### TASK TO COMPLETE
Every record must be repeated exactly; omit any pictures they contain.

Figure scripts:

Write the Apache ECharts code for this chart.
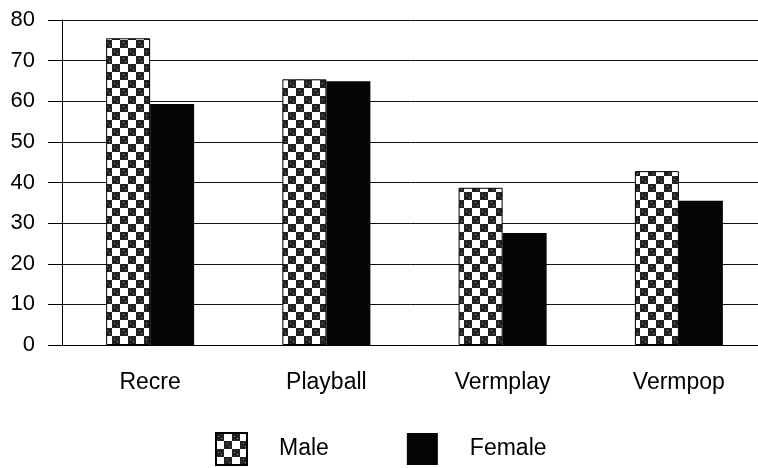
<!DOCTYPE html>
<html>
<head>
<meta charset="utf-8">
<script src="https://cdn.jsdelivr.net/npm/echarts@6/dist/echarts.min.js"></script>
<style>
html,body{margin:0;padding:0;background:#fff;}
#chart{width:758px;height:468px;}
</style>
</head>
<body>
<div id="chart"></div>
<script>
var categories = ['Recre', 'Playball', 'Vermplay', 'Vermpop'];
var maleValues = [75.5, 65.4, 38.7, 42.8];
var femaleValues = [59.3, 64.9, 27.6, 35.5];
var seriesNames = ['Male', 'Female'];
var yTicks = [0, 10, 20, 30, 40, 50, 60, 70, 80];

// checkerboard pattern
var tile = document.createElement('canvas');
tile.width = 16; tile.height = 16;
var c = tile.getContext('2d');
c.fillStyle = '#ffffff'; c.fillRect(0, 0, 16, 16);
c.fillStyle = '#232323';
c.fillRect(0, 0, 8, 8);
c.fillRect(8, 8, 8, 8);
c.fillStyle = '#8a8a8a';
c.fillRect(2, 3, 1, 1); c.fillRect(5, 5, 1, 1); c.fillRect(11, 10, 1, 1); c.fillRect(13, 13, 1, 1);
var pattern = { image: tile, repeat: 'repeat' };

var font = 'Liberation Sans, Arial, sans-serif';
var chart = echarts.init(document.getElementById('chart'), null, { renderer: 'canvas' });
chart.setOption({
  animation: false,
  backgroundColor: '#ffffff',
  grid: { left: 62, top: 20, width: 705, height: 325, containLabel: false, outerBoundsMode: 'none' },
  legend: {
    data: seriesNames,
    left: 215, top: 432,
    padding: 0,
    itemWidth: 31, itemHeight: 32,
    itemGap: 78,
    icon: 'rect',
    textStyle: { fontFamily: font, fontSize: 23, color: '#000', padding: [0, 0, 0, 27] }
  },
  xAxis: {
    type: 'category',
    data: categories,
    axisLine: { lineStyle: { color: '#000', width: 1 } },
    axisTick: { alignWithLabel: true, length: 15, lineStyle: { color: '#000' } },
    axisLabel: { fontFamily: font, fontSize: 23, color: '#000', margin: 26 },
    splitLine: { show: false }
  },
  yAxis: {
    type: 'value',
    min: yTicks[0], max: yTicks[yTicks.length - 1], interval: 10,
    axisLine: { show: true, lineStyle: { color: '#000', width: 1 } },
    axisTick: { show: true, length: 14, lineStyle: { color: '#000' } },
    axisLabel: { fontFamily: font, fontSize: 22, color: '#000', margin: 27 },
    splitLine: { show: true, lineStyle: { color: '#111', width: 1 } }
  },
  series: [
    {
      name: seriesNames[0], type: 'bar', data: maleValues,
      barWidth: 44, barGap: '0%',
      itemStyle: { color: pattern, borderColor: '#000', borderWidth: 1 }
    },
    {
      name: seriesNames[1], type: 'bar', data: femaleValues,
      barWidth: 44, barGap: '0%',
      itemStyle: { color: '#050505' }
    }
  ]
});
</script>
</body>
</html>
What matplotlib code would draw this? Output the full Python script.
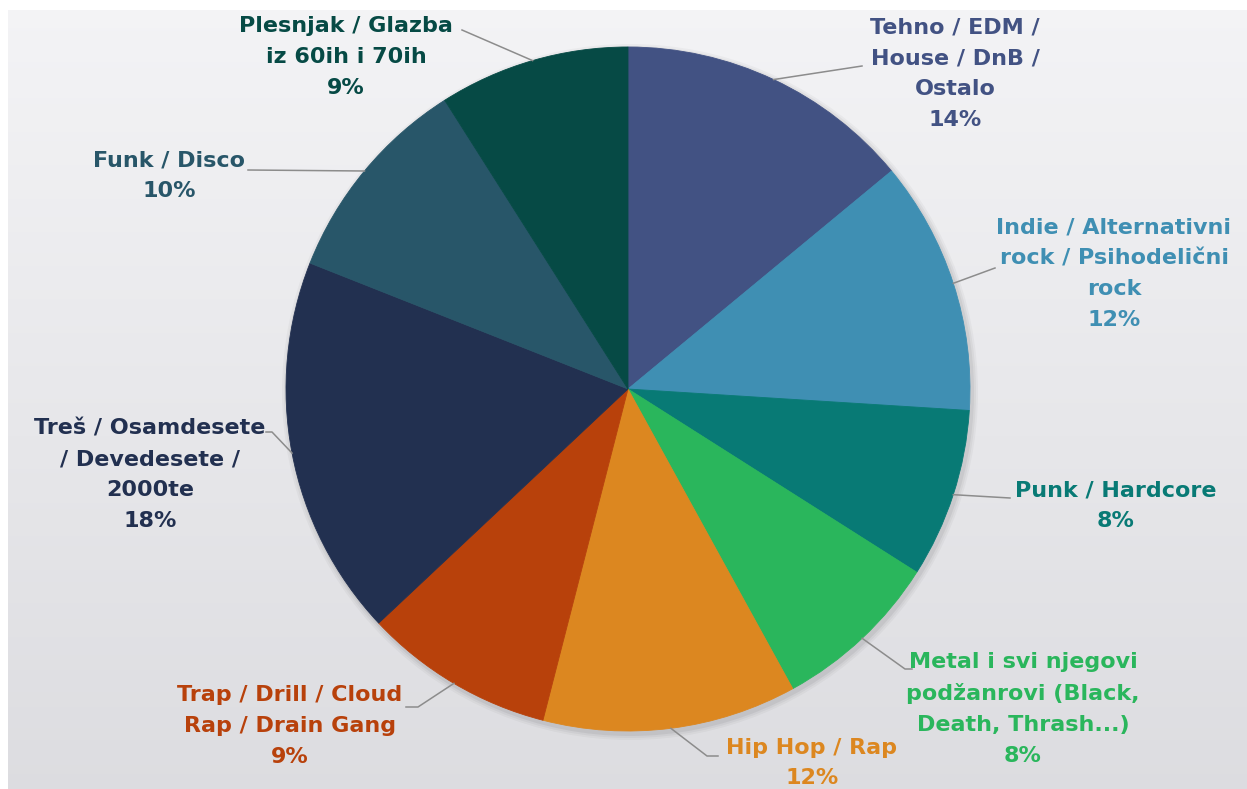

### SOLUTION TO THIS EXERCISE
Write the Apache ECharts code for this chart.
<!DOCTYPE html>
<html>
<head>
<meta charset="utf-8">
<script src="https://cdn.jsdelivr.net/npm/echarts@6/dist/echarts.min.js"></script>
<style>
html,body{margin:0;padding:0;background:#fff;}
#chart{width:758px;height:468px;}
</style>
</head>
<body>
<div id="chart"></div>
<script>
var categories = ['Recre', 'Playball', 'Vermplay', 'Vermpop'];
var maleValues = [75.5, 65.4, 38.7, 42.8];
var femaleValues = [59.3, 64.9, 27.6, 35.5];
var seriesNames = ['Male', 'Female'];
var yTicks = [0, 10, 20, 30, 40, 50, 60, 70, 80];

// checkerboard pattern
var tile = document.createElement('canvas');
tile.width = 16; tile.height = 16;
var c = tile.getContext('2d');
c.fillStyle = '#ffffff'; c.fillRect(0, 0, 16, 16);
c.fillStyle = '#232323';
c.fillRect(0, 0, 8, 8);
c.fillRect(8, 8, 8, 8);
c.fillStyle = '#8a8a8a';
c.fillRect(2, 3, 1, 1); c.fillRect(5, 5, 1, 1); c.fillRect(11, 10, 1, 1); c.fillRect(13, 13, 1, 1);
var pattern = { image: tile, repeat: 'repeat' };

var font = 'Liberation Sans, Arial, sans-serif';
var chart = echarts.init(document.getElementById('chart'), null, { renderer: 'canvas' });
chart.setOption({
  animation: false,
  backgroundColor: '#ffffff',
  grid: { left: 62, top: 20, width: 705, height: 325, containLabel: false, outerBoundsMode: 'none' },
  legend: {
    data: seriesNames,
    left: 215, top: 432,
    padding: 0,
    itemWidth: 31, itemHeight: 32,
    itemGap: 78,
    icon: 'rect',
    textStyle: { fontFamily: font, fontSize: 23, color: '#000', padding: [0, 0, 0, 27] }
  },
  xAxis: {
    type: 'category',
    data: categories,
    axisLine: { lineStyle: { color: '#000', width: 1 } },
    axisTick: { alignWithLabel: true, length: 15, lineStyle: { color: '#000' } },
    axisLabel: { fontFamily: font, fontSize: 23, color: '#000', margin: 26 },
    splitLine: { show: false }
  },
  yAxis: {
    type: 'value',
    min: yTicks[0], max: yTicks[yTicks.length - 1], interval: 10,
    axisLine: { show: true, lineStyle: { color: '#000', width: 1 } },
    axisTick: { show: true, length: 14, lineStyle: { color: '#000' } },
    axisLabel: { fontFamily: font, fontSize: 22, color: '#000', margin: 27 },
    splitLine: { show: true, lineStyle: { color: '#111', width: 1 } }
  },
  series: [
    {
      name: seriesNames[0], type: 'bar', data: maleValues,
      barWidth: 44, barGap: '0%',
      itemStyle: { color: pattern, borderColor: '#000', borderWidth: 1 }
    },
    {
      name: seriesNames[1], type: 'bar', data: femaleValues,
      barWidth: 44, barGap: '0%',
      itemStyle: { color: '#050505' }
    }
  ]
});
</script>
</body>
</html>
What matplotlib code would draw this? Output the full Python script.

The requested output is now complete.